◆ **MATERIAL**:
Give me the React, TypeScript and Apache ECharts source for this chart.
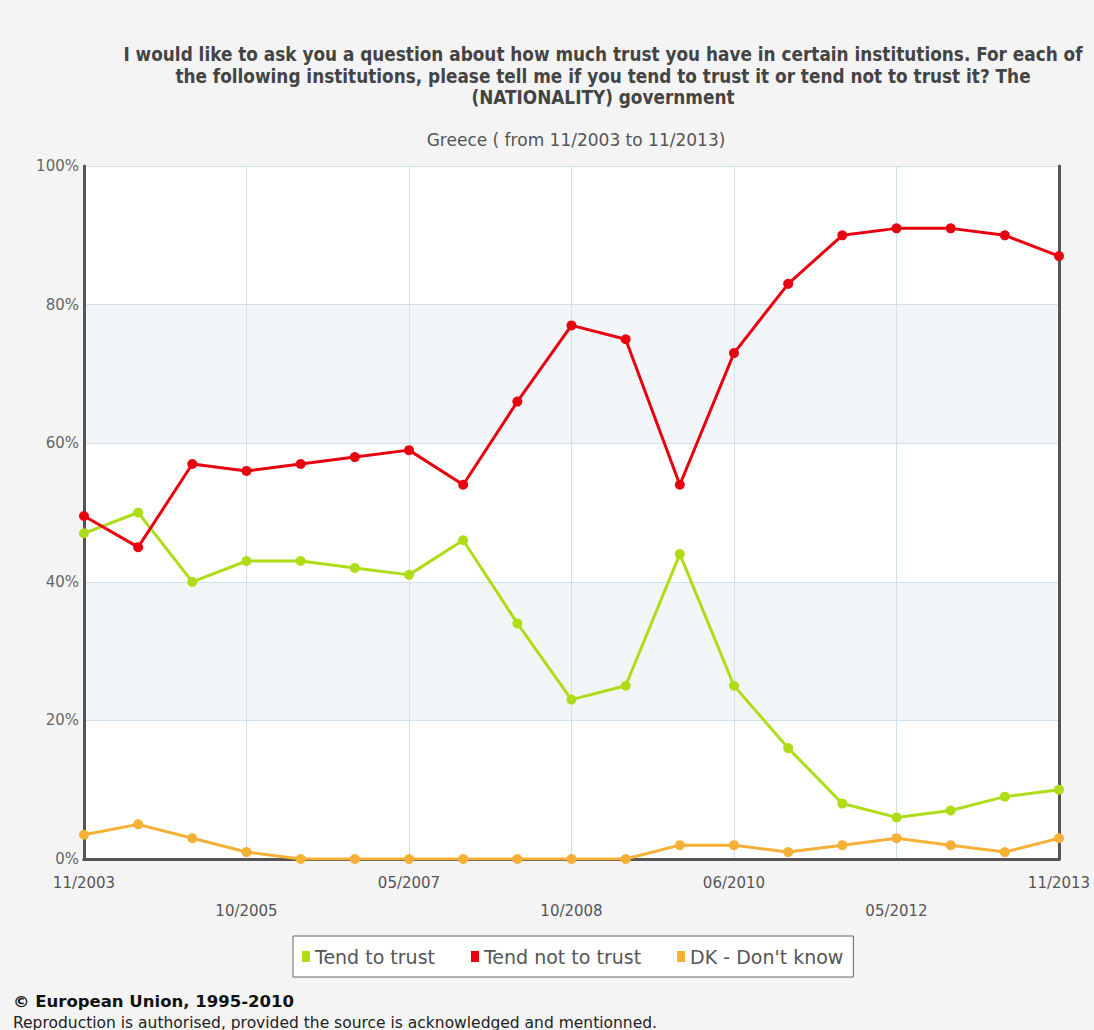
import React, { useEffect, useRef } from "react";
import * as echarts from "echarts";

const categories = [
  "11/2003", "04/2004", "11/2004", "10/2005", "04/2006", "10/2006", "05/2007",
  "10/2007", "04/2008", "10/2008", "06/2009", "11/2009", "06/2010", "11/2010",
  "11/2011", "05/2012", "11/2012", "05/2013", "11/2013",
];
const trust = [47, 50, 40, 43, 43, 42, 41, 46, 34, 23, 25, 44, 25, 16, 8, 6, 7, 9, 10];
const notTrust = [49.5, 45, 57, 56, 57, 58, 59, 54, 66, 77, 75, 54, 73, 83, 90, 91, 91, 90, 87];
const dontKnow = [3.5, 5, 3, 1, 0, 0, 0, 0, 0, 0, 0, 2, 2, 1, 2, 3, 2, 1, 3];
const yTicks = [0, 20, 40, 60, 80, 100];

const TITLE =
  "I would like to ask you a question about how much trust you have in certain institutions. For each of\nthe following institutions, please tell me if you tend to trust it or tend not to trust it? The\n(NATIONALITY) government";
const SUBTITLE = "Greece ( from 11/2003 to 11/2013)";

export default function App() {
  const ref = useRef<HTMLDivElement>(null);
  useEffect(() => {
    if (!ref.current) return;
    const chart = echarts.init(ref.current, undefined, { renderer: "svg" });
    const font = "DejaVu Sans";
    const border = { show: true, lineStyle: { color: "#555", width: 3 } };
    const mk = (name: string, data: number[], color: string) => ({
      name,
      type: "line",
      data,
      symbol: "circle",
      symbolSize: 10,
      lineStyle: { color, width: 3 },
      itemStyle: { color },
      z: 5,
    });
    chart.setOption({
      animation: false,
      backgroundColor: "#f4f4f5",
      title: [
        {
          text: TITLE,
          left: 598,
          textAlign: "center",
          top: 39,
          textStyle: {
            fontFamily: "DejaVu Sans Condensed",
            fontWeight: "bold",
            fontSize: 18.8,
            lineHeight: 21.5,
            color: "#444",
          },
        },
        {
          text: SUBTITLE,
          left: 571,
          textAlign: "center",
          top: 126,
          textStyle: { fontFamily: font, fontWeight: "normal", fontSize: 17, color: "#555" },
        },
        {
          text: "© European Union, 1995-2010",
          left: 8,
          top: 987,
          textStyle: { fontFamily: font, fontWeight: "bold", fontSize: 16.5, lineHeight: 19, color: "#111" },
        },
        {
          text: "Reproduction is authorised, provided the source is acknowledged and mentionned.",
          left: 8,
          top: 1009,
          textStyle: { fontFamily: font, fontWeight: "normal", fontSize: 15.5, lineHeight: 17, color: "#222" },
        },
      ],
      legend: {
        data: ["Tend to trust", "Tend not to trust", "DK - Don't know"],
        left: 293,
        top: 936,
        backgroundColor: "#fff",
        borderColor: "#666",
        borderWidth: 1,
        borderRadius: 0,
        padding: [11, 10, 11, 9],
        itemGap: 36,
        itemWidth: 8,
        itemHeight: 11,
        icon: "rect",
        textStyle: { fontFamily: font, fontSize: 19, color: "#555" },
      },
      grid: {
        left: 84,
        right: 35,
        top: 166,
        height: 693,
        show: true,
        backgroundColor: "#fff",
        borderWidth: 0,
      },
      xAxis: [
        {
          type: "category",
          data: categories,
          boundaryGap: false,
          axisLine: border,
          axisTick: { show: false },
          axisLabel: {
            interval: 2,
            margin: 10,
            fontFamily: font,
            fontSize: 15,
            color: "#555",
            lineHeight: 28,
            formatter: (v: string, i: number) => (i % 6 === 3 ? "\n" + v : v),
          },
          splitLine: { show: true, interval: 2, lineStyle: { color: "#cfe0ee", width: 1 } },
        },
        {
          type: "category",
          data: categories,
          boundaryGap: false,
          position: "top",
          axisLine: border,
          axisTick: { show: false },
          axisLabel: { show: false },
          splitLine: { show: false },
        },
      ],
      yAxis: [
        {
          type: "value",
          min: yTicks[0],
          max: yTicks[yTicks.length - 1],
          interval: 20,
          axisLine: border,
          axisTick: { show: false },
          axisLabel: {
            formatter: "{value}%",
            margin: 5,
            fontFamily: font,
            fontSize: 15,
            color: "#666",
          },
          splitLine: { show: true, lineStyle: { color: "#cfe0ee", width: 1 } },
          splitArea: { show: true, areaStyle: { color: ["#ffffff", "#f3f6f9"] } },
        },
        {
          type: "value",
          min: yTicks[0],
          max: yTicks[yTicks.length - 1],
          interval: 20,
          position: "right",
          axisLine: border,
          axisTick: { show: false },
          axisLabel: { show: false },
          splitLine: { show: false },
        },
      ],
      series: [
        mk("Tend to trust", trust, "#aedd17"),
        mk("Tend not to trust", notTrust, "#e8000e"),
        mk("DK - Don't know", dontKnow, "#f6b035"),
      ],
    });
    return () => chart.dispose();
  }, []);
  return (
    <div
      ref={ref}
      style={{ position: "absolute", left: 0, top: 0, width: 1094, height: 1030 }}
    />
  );
}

◆ **GIVEN PROBLEM**: Restate exactly, please, only the lines between the start of the data and the line containing "import * as", both ends included, skipping the pictures.

◆ **THE RESPONSE**:
Give me the React, TypeScript and Apache ECharts source for this chart.
import React, { useEffect, useRef } from "react";
import * as echarts from "echarts";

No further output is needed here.